The École Supérieure d'Arts Plastiques - Pavillon Bosio hosted in 2015 Johan Creten's exhibition, "The Nature of Clay" organized by the association The Monaco Project for the Arts. Johan Creten presented a selection of works from his most emblematic series, including the flowery female busts "Odore di Femmina", "La Vague pour Palissy" and "Les Colonnes Révolutionnaires". This exhibition explored the relationship between clay and nature but was also intended as a study of the nature and symbolism of clay.
"What is visible is neither unique nor undivided. It is plural and polysemic. Like a prism. What is visible one day, from such an angle and in such a light, can, under other circumstances, take on a different appearance, and therefore a different meaning. The tree in the forest, which yesterday seemed so manifest, so present, can become, tomorrow, a worrisome mass, a gigantic task, a frightening planisphere, a grotesque face.
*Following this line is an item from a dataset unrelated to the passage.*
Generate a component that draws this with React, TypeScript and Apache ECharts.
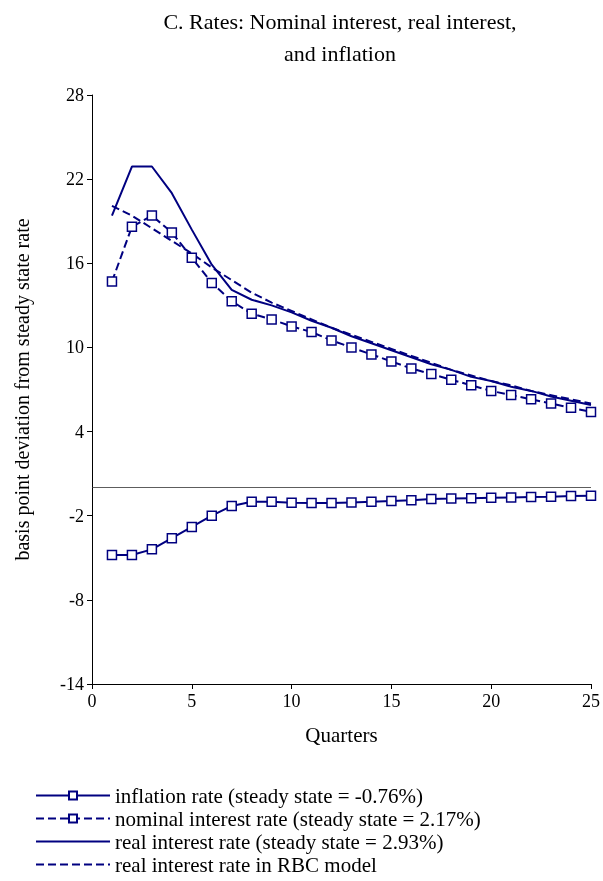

The world is, against our will, mobile and labile, a genuine kaleidoscope off which lexical inspection slides. Rembrandt opposite Saskia, Chopin facing Sand, Proust in Venice: they all knew, as Johan Creten does in their wake, that the visible world does not give itself at once, that it is necessary, if one wishes to record it in its entirety, to capture its ointments, to anchor its moire and its mother-of-pearl, its thousands of infinite coruscations. It is no coincidence if the sculptor masters, like few artists before him – Bernard Palissy, Émile Gallé and Henry Cros –, the reflections and the gleams, all those varnishes and those textures that make it possible to articulate the iridescence of the visible. When reality, like the flame, twinkles and flickers."